- _INFORMATION SUPPLIED_
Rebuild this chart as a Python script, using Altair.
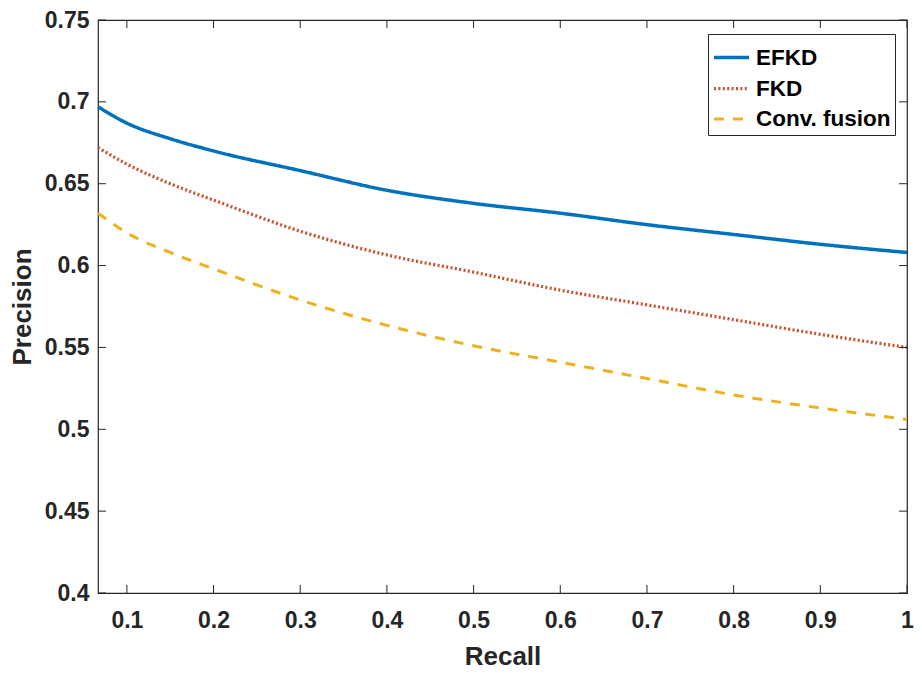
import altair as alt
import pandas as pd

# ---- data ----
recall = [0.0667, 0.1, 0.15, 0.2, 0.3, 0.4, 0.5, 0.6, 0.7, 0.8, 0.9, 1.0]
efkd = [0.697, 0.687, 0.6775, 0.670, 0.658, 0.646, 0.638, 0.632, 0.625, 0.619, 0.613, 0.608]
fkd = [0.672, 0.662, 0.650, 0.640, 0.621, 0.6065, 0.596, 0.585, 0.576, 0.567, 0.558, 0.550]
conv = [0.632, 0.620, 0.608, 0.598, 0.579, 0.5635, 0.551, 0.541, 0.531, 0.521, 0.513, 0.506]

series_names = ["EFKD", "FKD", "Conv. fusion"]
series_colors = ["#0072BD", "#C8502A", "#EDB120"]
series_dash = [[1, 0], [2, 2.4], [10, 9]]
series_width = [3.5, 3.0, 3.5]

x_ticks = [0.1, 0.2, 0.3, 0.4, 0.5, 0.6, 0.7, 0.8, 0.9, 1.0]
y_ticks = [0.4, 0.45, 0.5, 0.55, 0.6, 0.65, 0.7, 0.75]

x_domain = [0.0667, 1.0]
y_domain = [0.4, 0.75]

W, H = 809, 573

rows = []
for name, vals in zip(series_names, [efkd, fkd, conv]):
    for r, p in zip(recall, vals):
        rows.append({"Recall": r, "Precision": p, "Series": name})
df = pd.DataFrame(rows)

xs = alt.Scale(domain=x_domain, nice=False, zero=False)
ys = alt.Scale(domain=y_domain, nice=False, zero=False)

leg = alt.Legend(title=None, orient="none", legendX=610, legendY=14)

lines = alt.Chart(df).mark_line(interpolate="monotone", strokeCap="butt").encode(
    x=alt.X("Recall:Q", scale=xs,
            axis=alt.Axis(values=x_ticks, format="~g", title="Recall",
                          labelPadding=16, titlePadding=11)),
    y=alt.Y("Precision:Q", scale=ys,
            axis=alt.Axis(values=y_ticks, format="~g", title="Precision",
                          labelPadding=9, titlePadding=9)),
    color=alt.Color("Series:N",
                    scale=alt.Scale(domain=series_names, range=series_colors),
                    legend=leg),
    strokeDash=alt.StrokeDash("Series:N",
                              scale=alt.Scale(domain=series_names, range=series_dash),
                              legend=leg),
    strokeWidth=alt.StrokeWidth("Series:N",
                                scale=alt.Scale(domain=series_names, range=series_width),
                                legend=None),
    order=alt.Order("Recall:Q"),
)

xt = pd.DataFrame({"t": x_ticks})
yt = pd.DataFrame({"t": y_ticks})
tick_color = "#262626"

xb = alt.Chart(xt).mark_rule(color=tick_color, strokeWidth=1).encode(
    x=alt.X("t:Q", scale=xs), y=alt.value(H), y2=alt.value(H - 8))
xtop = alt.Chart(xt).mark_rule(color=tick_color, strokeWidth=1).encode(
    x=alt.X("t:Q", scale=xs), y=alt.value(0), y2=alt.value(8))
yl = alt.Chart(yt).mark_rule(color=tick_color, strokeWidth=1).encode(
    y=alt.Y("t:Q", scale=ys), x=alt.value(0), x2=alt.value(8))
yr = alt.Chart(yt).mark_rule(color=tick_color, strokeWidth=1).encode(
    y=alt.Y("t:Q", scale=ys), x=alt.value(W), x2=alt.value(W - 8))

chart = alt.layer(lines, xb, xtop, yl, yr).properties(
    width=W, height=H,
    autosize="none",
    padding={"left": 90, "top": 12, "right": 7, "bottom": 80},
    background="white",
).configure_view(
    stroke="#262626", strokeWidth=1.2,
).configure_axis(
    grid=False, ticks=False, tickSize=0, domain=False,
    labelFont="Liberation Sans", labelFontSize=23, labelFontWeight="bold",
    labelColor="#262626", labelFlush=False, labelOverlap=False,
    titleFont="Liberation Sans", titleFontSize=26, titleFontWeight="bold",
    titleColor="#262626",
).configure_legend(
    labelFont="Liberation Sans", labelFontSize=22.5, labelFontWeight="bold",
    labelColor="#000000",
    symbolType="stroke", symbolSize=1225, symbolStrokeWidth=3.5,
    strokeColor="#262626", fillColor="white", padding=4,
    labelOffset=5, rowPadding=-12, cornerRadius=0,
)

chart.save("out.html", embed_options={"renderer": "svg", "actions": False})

- _GIVEN EXERCISE_
From the first line of the material down to the line containing "ys = alt.Scale(domain=y_domain, nice=False, zero=False)", inclusive, return each line exactly, skipping any picture.

- _RESULT_
Rebuild this chart as a Python script, using Altair.
import altair as alt
import pandas as pd

# ---- data ----
recall = [0.0667, 0.1, 0.15, 0.2, 0.3, 0.4, 0.5, 0.6, 0.7, 0.8, 0.9, 1.0]
efkd = [0.697, 0.687, 0.6775, 0.670, 0.658, 0.646, 0.638, 0.632, 0.625, 0.619, 0.613, 0.608]
fkd = [0.672, 0.662, 0.650, 0.640, 0.621, 0.6065, 0.596, 0.585, 0.576, 0.567, 0.558, 0.550]
conv = [0.632, 0.620, 0.608, 0.598, 0.579, 0.5635, 0.551, 0.541, 0.531, 0.521, 0.513, 0.506]

series_names = ["EFKD", "FKD", "Conv. fusion"]
series_colors = ["#0072BD", "#C8502A", "#EDB120"]
series_dash = [[1, 0], [2, 2.4], [10, 9]]
series_width = [3.5, 3.0, 3.5]

x_ticks = [0.1, 0.2, 0.3, 0.4, 0.5, 0.6, 0.7, 0.8, 0.9, 1.0]
y_ticks = [0.4, 0.45, 0.5, 0.55, 0.6, 0.65, 0.7, 0.75]

x_domain = [0.0667, 1.0]
y_domain = [0.4, 0.75]

W, H = 809, 573

rows = []
for name, vals in zip(series_names, [efkd, fkd, conv]):
    for r, p in zip(recall, vals):
        rows.append({"Recall": r, "Precision": p, "Series": name})
df = pd.DataFrame(rows)

xs = alt.Scale(domain=x_domain, nice=False, zero=False)
ys = alt.Scale(domain=y_domain, nice=False, zero=False)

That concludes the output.